Friday Chat w/ Vlad
Hey, it’s Vlad. We just got some “glamour shots” back that Yuri had taken by a photographer that goes by the name Dandelion Dreams. Now I told Yuri he should lay of the bearclaws for a few weeks before the shoot so he would be in peak condition. As you can see he did not heed my advise. I wanted him to be a lean mean foxy machine but instead he was a flabby gabby foxy fatty.

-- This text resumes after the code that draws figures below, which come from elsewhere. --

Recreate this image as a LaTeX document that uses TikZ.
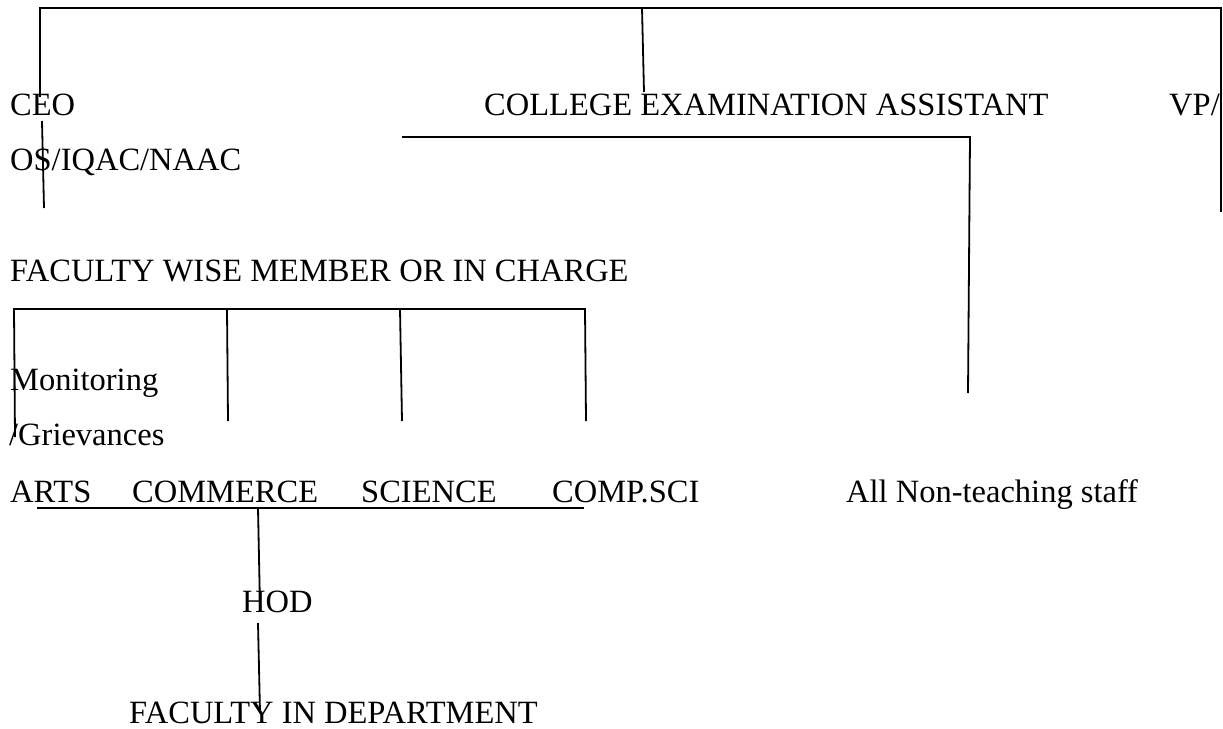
\documentclass[tikz,border=0pt]{standalone}
\usepackage{fontspec}
\setmainfont{Liberation Serif}
\begin{document}
\begin{tikzpicture}[x=1pt,y=-1pt,
  txt/.style={anchor=base west,inner sep=0pt,font=\fontsize{32.5}{38}\selectfont},
  ln/.style={line width=1.8pt,black}]
\useasboundingbox (0,0) rectangle (1223,728);
% texts
\node[txt] (ceo) at (10,115) {CEO};
\node[txt] (cea) at (484,115) {COLLEGE EXAMINATION ASSISTANT};
\node[txt] (vp) at (1169,115) {VP/};
\node[txt] (os) at (10,170) {OS/IQAC/NAAC};
\node[txt] (fw) at (10,281) {FACULTY WISE MEMBER OR IN CHARGE};
\node[txt] (mon) at (10,390) {Monitoring};
\node[txt] (gri) at (9,445) {/Grievances};
\node[txt] (arts) at (10,502) {ARTS};
\node[txt] (com) at (132,502) {COMMERCE};
\node[txt] (sci) at (361,502) {SCIENCE};
\node[txt] (cs) at (552,502) {COMP.SCI};
\node[txt] (nts) at (846,502) {All Non-teaching staff};
\node[txt] (hod) at (242,612) {HOD};
\node[txt] (fid) at (129,723) {FACULTY IN DEPARTMENT};
% coordinates
\coordinate (tl) at (40,8);
\coordinate (tr) at (1221,8);
\coordinate (tm) at (642,8);
\coordinate (ceoT) at (40,97);
\coordinate (ceoB1) at (42,121);
\coordinate (ceoB2) at (44,208);
\coordinate (ceaT) at (644,92);
\coordinate (vpE) at (1221,212);
\coordinate (h1) at (402,137);
\coordinate (h2) at (970,137);
\coordinate (h3) at (968,393);
\coordinate (b0) at (14,309);
\coordinate (b1) at (227,309);
\coordinate (b2) at (400,309);
\coordinate (b3) at (585,309);
\coordinate (d0) at (15,437);
\coordinate (d1) at (228,421);
\coordinate (d2) at (402,421);
\coordinate (d3) at (586,421);
\coordinate (u0) at (37,508);
\coordinate (u1) at (584,508);
\coordinate (um) at (258,508);
\coordinate (hodT) at (260,607);
\coordinate (hodB) at (258,623);
\coordinate (fidT) at (260,712);
% connectors
\draw[ln] (ceoT) -- (tl) -- (tr) -- (vpE);
\draw[ln] (tm) -- (ceaT);
\draw[ln] (ceoB1) -- (ceoB2);
\draw[ln] (h1) -- (h2) -- (h3);
\draw[ln] (d0) -- (b0) -- (b3) -- (d3);
\draw[ln] (b1) -- (d1);
\draw[ln] (b2) -- (d2);
\draw[ln] (u0) -- (u1);
\draw[ln] (um) -- (hodT);
\draw[ln] (hodB) -- (fidT);
\end{tikzpicture}
\end{document}
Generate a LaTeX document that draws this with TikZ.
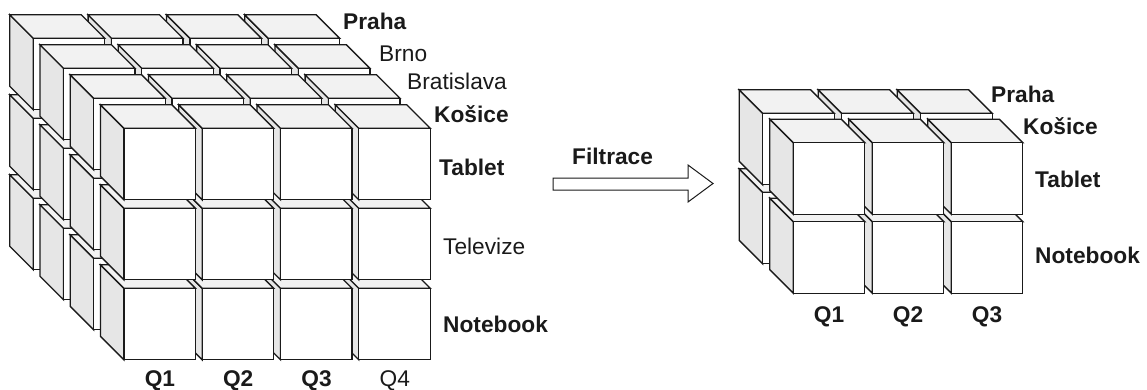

My purpose here is not to body shame Yuri. If eating large quantities of breakfast pastries makes him happy, who am I to judge him for that. I just question how seriously Yuri takes his job. He is an ambassador for all foxes both in captivity and living in the wild. Many of these animals survive by virtue of their cunning nature and their athleticism. I am just not sure how well Yuri, walking around like the Pillsbury dough boy, represents that. When I talk to him about this he just tells me to stop being a buzzkill and walks away. Yuri truly has a lot of nerve saying that to me. He seems to have forgotten who saved him when he crawled into an empty box of sticky buns only to find out it was not quite empty. The residual icing in the box stuck to his hair and bonded the box to his a** 🐴. He walked around that way for hours before I saw him and alerted management. We have a special term for just this type of occurrence...we call it a code dingbat. We have this drill down quite well as unfortunately this was not Yuri’s first code dingbat...he is actually the poster child for them.